Due to cultural, social and economic constraints, it becomes difficult for FSWs to negotiate condom usage with their clients or obtaining health services and legal counseling. Their clients consist of transport workers, members of police force or military, and migrant workers who do not use condoms which constitutes 60% of their client base. Trafficking of Nepalese girls and women into commercial sex work in India has been a major issue to HIV. 50% of Nepalese sex workers in Mumbai brothels are HIV positive (FHI 2004).
Given the nature of the epidemic in Nepal, most of the national initiatives have focused on leadership, partnerships and the involvement of civil society for prevention, care, and support for its most-at-risk populations.

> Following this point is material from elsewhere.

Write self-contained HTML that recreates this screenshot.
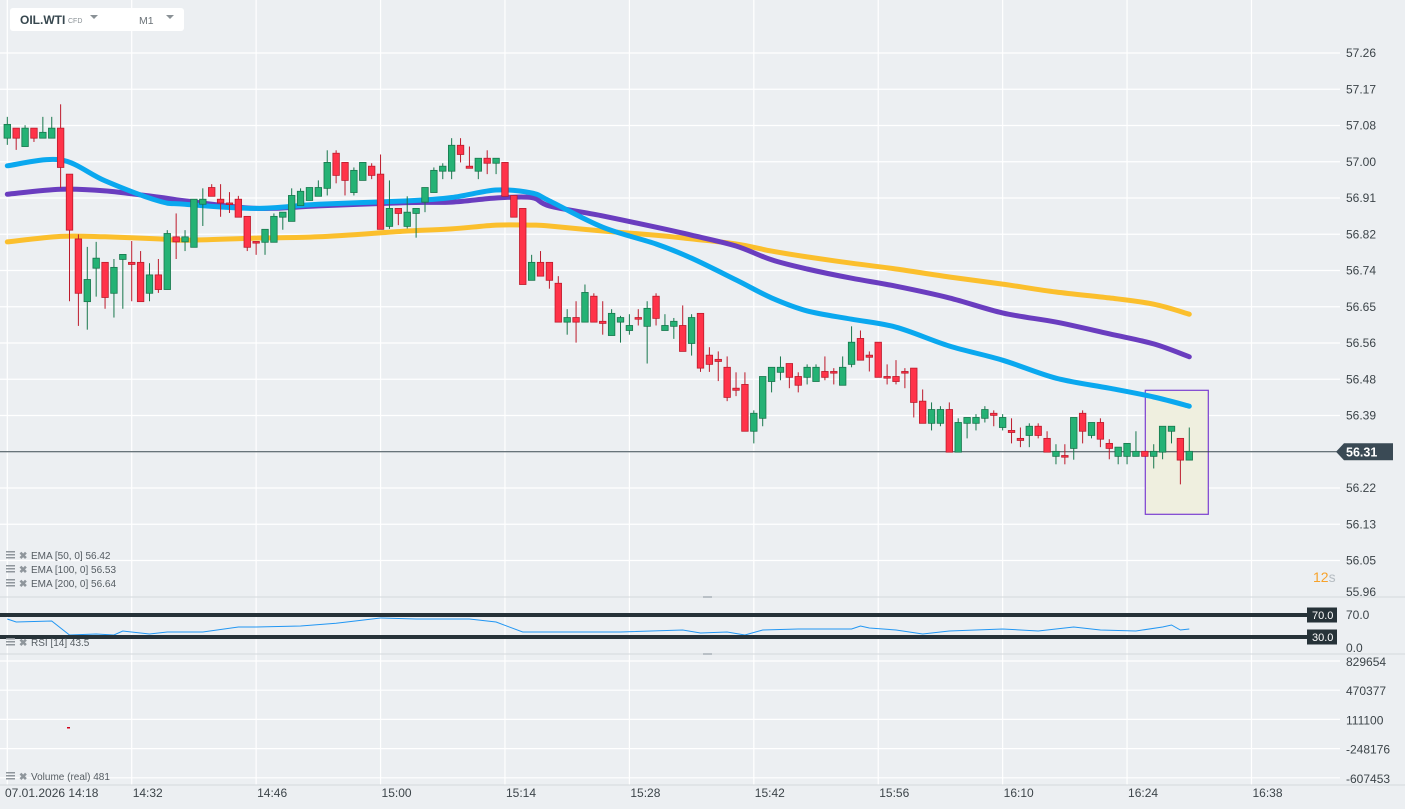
<!DOCTYPE html>
<html><head><meta charset="utf-8"><style>
html,body{margin:0;padding:0;background:#eceff2;}
svg{display:block;font-family:"Liberation Sans",sans-serif;}
</style></head><body>
<svg id="chart" width="1405" height="809" viewBox="0 0 1405 809" xmlns="http://www.w3.org/2000/svg">
<rect x="0" y="0" width="1405" height="809" fill="#eceff2"/>
<g id="grid"></g>
<rect x="1145.3" y="390.3" width="63" height="124" fill="#efefdf" stroke="#7b3fd0" stroke-width="1.2"/>
<g id="ema"></g>
<g id="candles"></g>
<g id="rsi"></g>
<g id="axes"></g>
<g>
<rect x="10" y="8" width="174" height="23" rx="3" fill="#ffffff"/>
<text x="20" y="24" font-size="12" font-weight="bold" fill="#37474f">OIL.WTI</text>
<text x="68" y="23" font-size="7" fill="#8a9196">CFD</text>
<path d="M90 15 L98 15 L94 19 Z" fill="#8a9196"/>
<text x="139" y="24" font-size="10.5" fill="#6b7278">M1</text>
<path d="M166 15 L174 15 L170 19 Z" fill="#8a9196"/>
</g>
</svg>
<script>
// ---- data ----
const opens  = [57.060,57.084,57.040,57.084,57.060,57.060,57.084,56.974,56.819,56.669,56.749,56.763,56.689,56.770,56.763,56.763,56.689,56.733,56.698,56.824,56.812,56.799,56.902,56.942,56.914,56.905,56.914,56.873,56.813,56.811,56.811,56.871,56.861,56.899,56.911,56.921,56.940,57.024,57.002,56.930,56.959,56.993,56.974,56.849,56.892,56.849,56.880,56.907,56.930,56.981,56.981,57.043,56.993,56.981,57.012,57.000,57.002,56.923,56.892,56.720,56.763,56.763,56.713,56.620,56.631,56.620,56.682,56.622,56.588,56.620,56.600,56.631,56.610,56.682,56.600,56.610,56.612,56.569,56.641,56.541,56.531,56.512,56.462,56.471,56.359,56.390,56.478,56.500,56.521,56.490,56.488,56.478,56.502,56.502,56.469,56.519,56.581,56.541,56.572,56.490,56.490,56.502,56.510,56.431,56.378,56.378,56.411,56.309,56.378,56.378,56.390,56.402,56.368,56.361,56.342,56.349,56.371,56.342,56.299,56.301,56.318,56.402,56.349,56.380,56.330,56.299,56.299,56.299,56.311,56.299,56.309,56.359,56.342,56.290];
const highs  = [57.111,57.084,57.091,57.084,57.111,57.111,57.141,56.974,56.830,56.800,56.812,56.763,56.771,56.782,56.814,56.790,56.761,56.771,56.840,56.880,56.840,56.914,56.940,56.950,56.950,56.931,56.922,56.873,56.813,56.842,56.880,56.883,56.940,56.940,56.942,56.959,57.031,57.031,57.002,56.990,57.002,57.000,57.021,56.959,56.892,56.921,56.892,56.942,56.990,57.000,57.060,57.060,57.040,57.012,57.031,57.012,57.002,56.923,56.892,56.781,56.790,56.763,56.730,56.651,56.670,56.710,56.689,56.670,56.651,56.635,56.639,56.651,56.670,56.689,56.639,56.630,56.660,56.639,56.641,56.560,56.550,56.538,56.500,56.500,56.409,56.490,56.512,56.538,56.521,56.500,56.519,56.519,56.538,56.510,56.538,56.610,56.600,56.550,56.572,56.519,56.529,56.510,56.510,56.459,56.428,56.419,56.428,56.390,56.392,56.400,56.419,56.409,56.400,56.390,56.368,56.378,56.378,56.359,56.328,56.328,56.392,56.409,56.380,56.390,56.340,56.321,56.330,56.359,56.311,56.328,56.371,56.371,56.342,56.368];
const lows   = [57.044,57.032,57.040,57.051,57.060,57.060,56.941,56.670,56.611,56.602,56.681,56.652,56.631,56.652,56.670,56.669,56.670,56.690,56.698,56.771,56.790,56.799,56.850,56.921,56.872,56.881,56.871,56.790,56.781,56.781,56.811,56.841,56.861,56.899,56.911,56.921,56.923,56.952,56.923,56.923,56.959,56.962,56.842,56.843,56.852,56.844,56.822,56.883,56.930,56.962,56.962,57.002,56.988,56.962,56.974,56.974,56.921,56.871,56.710,56.720,56.730,56.700,56.620,56.590,56.571,56.620,56.620,56.590,56.588,56.571,56.590,56.612,56.521,56.612,56.600,56.580,56.550,56.540,56.501,56.501,56.479,56.431,56.443,56.359,56.330,56.371,56.452,56.481,56.462,56.452,56.471,56.478,56.481,56.471,56.469,56.512,56.529,56.502,56.488,56.471,56.471,56.462,56.392,56.378,56.361,56.371,56.309,56.309,56.342,56.361,56.380,56.371,56.361,56.330,56.321,56.321,56.342,56.309,56.280,56.280,56.291,56.330,56.342,56.321,56.292,56.280,56.280,56.299,56.299,56.270,56.292,56.330,56.232,56.290];
const closes = [57.093,57.060,57.084,57.060,57.074,57.084,56.990,56.840,56.689,56.722,56.773,56.679,56.751,56.782,56.758,56.669,56.733,56.698,56.832,56.812,56.824,56.914,56.914,56.921,56.905,56.903,56.871,56.799,56.809,56.842,56.873,56.883,56.923,56.933,56.942,56.942,57.002,56.971,56.959,56.983,57.002,56.971,56.842,56.892,56.880,56.883,56.892,56.942,56.983,56.993,57.043,57.021,56.988,57.012,57.000,57.012,56.921,56.871,56.710,56.763,56.730,56.720,56.620,56.631,56.620,56.691,56.620,56.617,56.641,56.631,56.612,56.627,56.653,56.629,56.612,56.622,56.550,56.631,56.510,56.519,56.526,56.440,56.457,56.359,56.402,56.490,56.512,56.512,56.488,56.469,56.512,56.512,56.488,56.498,56.512,56.572,56.529,56.536,56.488,56.486,56.478,56.498,56.428,56.378,56.411,56.411,56.309,56.380,56.392,56.392,56.411,56.397,56.392,56.356,56.337,56.371,56.349,56.309,56.311,56.297,56.392,56.359,56.380,56.340,56.318,56.321,56.330,56.311,56.299,56.311,56.371,56.371,56.290,56.311];
const emaIdx = [0,6,11,17,20,28,35,45,50,55,59,61,67,73,77,82,86,90,95,100,106,112,118,124,129,133];
const ema50  = [56.994,57.008,56.958,56.910,56.902,56.892,56.902,56.910,56.918,56.936,56.929,56.910,56.847,56.807,56.773,56.721,56.678,56.647,56.627,56.608,56.563,56.529,56.486,56.462,56.441,56.419];
const ema100 = [56.926,56.938,56.934,56.919,56.910,56.892,56.898,56.906,56.907,56.917,56.918,56.898,56.874,56.847,56.828,56.802,56.769,56.747,56.725,56.706,56.678,56.642,56.620,56.592,56.568,56.537];
const ema200 = [56.812,56.825,56.824,56.819,56.816,56.821,56.824,56.838,56.843,56.852,56.852,56.850,56.838,56.828,56.819,56.807,56.790,56.776,56.761,56.747,56.728,56.711,56.692,56.678,56.663,56.639];
const rsiIdx = [0,1,5,7,10,12,13,16,18,22,26,28,33,37,42,46,52,55,58,62,69,76,78,81,83,85,89,95,96,97,100,103,106,112,116,120,123,127,130,131,132,133];
const rsiVals = [62.7,57.3,59,33.6,35.5,33.6,40.9,35.5,39.1,39.1,48.2,48.2,50,55,64.5,62.7,62.7,57.3,39.1,39.1,39.1,42.7,37.3,39.1,33.6,42.7,44.5,44.5,50,46.4,42.7,35.5,40.9,44.5,40.9,48.2,42.7,40.9,48.2,51.8,42.7,44.5];
const priceTicks = ["57.26","57.17","57.08","57.00","56.91","56.82","56.74","56.65","56.56","56.48","56.39","56.31","56.22","56.13","56.05","55.96"];
const timeLabels = ["07.01.2026 14:18","14:32","14:46","15:00","15:14","15:28","15:42","15:56","16:10","16:24","16:38"];
const volTicks = ["829654","470377","111100","-248176","-607453"];
const lastPrice = 56.31;

// ---- scales ----
const X = i => 7.3 + i * 8.887;
const Y = p => 451.75 - (p - 56.31) * 418.1;
const tickY = j => 53 + j * 36.25;
const rsiY = v => 653.5 - v * 0.55;
const NS = "http://www.w3.org/2000/svg";
function mk(tag, attrs, parent) {
  const e = document.createElementNS(NS, tag);
  for (const k in attrs) e.setAttribute(k, attrs[k]);
  parent.appendChild(e);
  return e;
}
function smoothPath(pts) {
  let d = 'M' + pts[0][0].toFixed(1) + ' ' + pts[0][1].toFixed(1);
  for (let i = 0; i < pts.length - 1; i++) {
    const p0 = pts[i - 1] || pts[i], p1 = pts[i], p2 = pts[i + 1], p3 = pts[i + 2] || p2;
    const c1x = p1[0] + (p2[0] - p0[0]) / 6, c1y = p1[1] + (p2[1] - p0[1]) / 6;
    const c2x = p2[0] - (p3[0] - p1[0]) / 6, c2y = p2[1] - (p3[1] - p1[1]) / 6;
    d += ` C${c1x.toFixed(1)} ${c1y.toFixed(1)} ${c2x.toFixed(1)} ${c2y.toFixed(1)} ${p2[0].toFixed(1)} ${p2[1].toFixed(1)}`;
  }
  return d;
}
const grid = document.getElementById('grid');
const axes = document.getElementById('axes');

priceTicks.forEach((t, j) => {
  const y = tickY(j);
  if (j < 15) {
    const l = mk('line', {x1: 0, x2: 1340, y1: y, y2: y, stroke: '#ffffff', 'stroke-width': 1.2}, grid);
    
    
  }
  const ty = j === 15 ? 596 : y + 4;
  const tx = mk('text', {x: 1346, y: ty, 'font-size': 12, fill: '#3c4449'}, axes);
  tx.textContent = t;
  
  
});
timeLabels.forEach((t, k) => {
  const x = X(k * 14);
  const l = mk('line', {x1: x, x2: x, y1: 0, y2: 785, stroke: '#ffffff', 'stroke-width': 1.2}, grid);
  
  
  const tx = mk('text', {x: k === 0 ? 5 : x + 1, y: 797, 'font-size': 12, fill: '#3c4449'}, axes);
  tx.textContent = t;
  
  
});
volTicks.forEach((t, k) => {
  const y = 661 + k * 29.2;
  const l = mk('line', {x1: 0, x2: 1340, y1: y, y2: y, stroke: '#ffffff', 'stroke-width': 1.2}, grid);
  
  
  const tx = mk('text', {x: 1346, y: y + 5, 'font-size': 12, fill: '#3c4449'}, axes);
  tx.textContent = t;
  
  
});
[597, 654, 785].forEach(y => {
  const l = mk('line', {x1: 0, x2: 1405, y1: y, y2: y, stroke: '#d3d8dc', 'stroke-width': 1}, grid);
  
  
});
[597, 654].forEach(y => {
  const h = mk('rect', {x: 703, y: y - 1, width: 9, height: 2, fill: '#b9c0c6'}, grid);
  
  
});

function emaLine(vals, color, name) {
  const pts = emaIdx.map((i, k) => [X(i), Y(vals[k])]);
  const pl = mk('path', {d: smoothPath(pts), fill: 'none', stroke: color, 'stroke-width': 5, 'stroke-linejoin': 'round', 'stroke-linecap': 'round'}, document.getElementById('ema'));
  
  
}
emaLine(ema200, '#fbbf2d', 'ema-200-line');
emaLine(ema100, '#6a3dbf', 'ema-100-line');
emaLine(ema50, '#0aa8ef', 'ema-50-line');

const lp = mk('line', {x1: 0, x2: 1340, y1: Y(lastPrice), y2: Y(lastPrice), stroke: '#37474f', 'stroke-width': 1}, document.getElementById('ema'));



const cg = document.getElementById('candles');
opens.forEach((o, i) => {
  const c = closes[i], up = c >= o;
  const fill = up ? '#25b275' : '#ff3349';
  const stroke = up ? '#17774c' : '#bd1a2b';
  const x = X(i);
  const w = mk('line', {x1: x, x2: x, y1: Y(highs[i]), y2: Y(lows[i]), stroke: stroke, 'stroke-width': 1}, cg);
  
  
  const top = Y(Math.max(o, c)), bot = Y(Math.min(o, c));
  const b = mk('rect', {x: x - 3.25, y: top, width: 6.5, height: Math.max(1.5, bot - top), fill: fill, stroke: stroke, 'stroke-width': 0.8}, cg);
  
  
});

const tagY = Y(lastPrice);
const tag = mk('path', {d: `M1336 ${tagY} L1344 ${tagY-8.5} L1393 ${tagY-8.5} L1393 ${tagY+8.5} L1344 ${tagY+8.5} Z`, fill: '#3a4a55'}, axes);


const tagT = mk('text', {x: 1346, y: tagY + 4.5, 'font-size': 12.5, 'font-weight': 'bold', fill: '#ffffff'}, axes);
tagT.textContent = lastPrice.toFixed(2);



const rg = document.getElementById('rsi');
const rpts = rsiIdx.map((i, k) => X(i).toFixed(1) + ',' + rsiY(rsiVals[k]).toFixed(1)).join(' ');
const rl = mk('polyline', {points: rpts, fill: 'none', stroke: '#2196f3', 'stroke-width': 1}, rg);


[70, 30].forEach(v => {
  const y = rsiY(v);
  const l = mk('line', {x1: 0, x2: 1308, y1: y, y2: y, stroke: '#263238', 'stroke-width': 4}, rg);
  
  
  const r = mk('rect', {x: 1307, y: y - 7.5, width: 30, height: 15, fill: '#263238'}, rg);
  
  
  const t = mk('text', {x: 1312, y: y + 4, 'font-size': 11, fill: '#ffffff'}, rg);
  t.textContent = v.toFixed(1);
  
  
});
[[70, 619], [0, 652]].forEach(([v, y]) => {
  const t = mk('text', {x: 1346, y: y, 'font-size': 12, fill: '#3c4449'}, axes);
  t.textContent = v.toFixed(1);
  
  
});

const vm = mk('rect', {x: 67, y: 727, width: 3, height: 1.5, fill: '#d0021b'}, grid);



const legends = [[558, 'EMA  [50,  0]  56.42'], [572, 'EMA  [100,  0]  56.53'], [586, 'EMA  [200,  0]  56.64'], [645, 'RSI  [14]  43.5'], [779, 'Volume  (real)  481']];
legends.forEach(([y, s]) => {
  const g = mk('g', {}, axes);
  
  
  mk('rect', {x: 6, y: y - 7, width: 9, height: 1.5, fill: '#8f969c'}, g);
  mk('rect', {x: 6, y: y - 4, width: 9, height: 1.5, fill: '#8f969c'}, g);
  mk('rect', {x: 6, y: y - 1, width: 9, height: 1.5, fill: '#8f969c'}, g);
  const x = mk('text', {x: 19, y: y + 1, 'font-size': 10, 'font-weight': 'bold', fill: '#8f969c'}, g);
  x.textContent = '✖';
  const t = mk('text', {x: 31, y: y + 1, 'font-size': 10, fill: '#555c62'}, g);
  t.textContent = s;
});

const cd = mk('text', {x: 1313, y: 582, 'font-size': 14}, axes);


const s1 = mk('tspan', {fill: '#f7a22a'}, cd); s1.textContent = '12';
const s2 = mk('tspan', {fill: '#b5bcc2'}, cd); s2.textContent = 's';
</script>
</body></html>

From 2003, the NCASC implemented the HIV/AIDS Operational Plan based on the National Strategy 2002–2006. Currently, the HIV/AIDS activities are shaped by the second National HIV/AIDS Strategy 2007–2011, and implementation is coordinated under the 2006–2008 National Action Plan, which has the following priorities:
- Preventing the spread of sexually transmitted infections (STIs) and HIV infection among at-risk groups;
- Ensuring universal access to quality treatment, diagnostics, care, and support services for infected, affected, and vulnerable groups;
- Ensuring a comprehensive and well-implemented legal framework on HIV/AIDS promoting human rights and establishing HIV/AIDS as a development agenda;
- Enhancing leadership and management at national and local levels for an effective response to HIV/AIDS;
- Using strategic information to guide planning and implementation for an improved effective response; and
- Achieving sustainable financing and effective utilization of funds.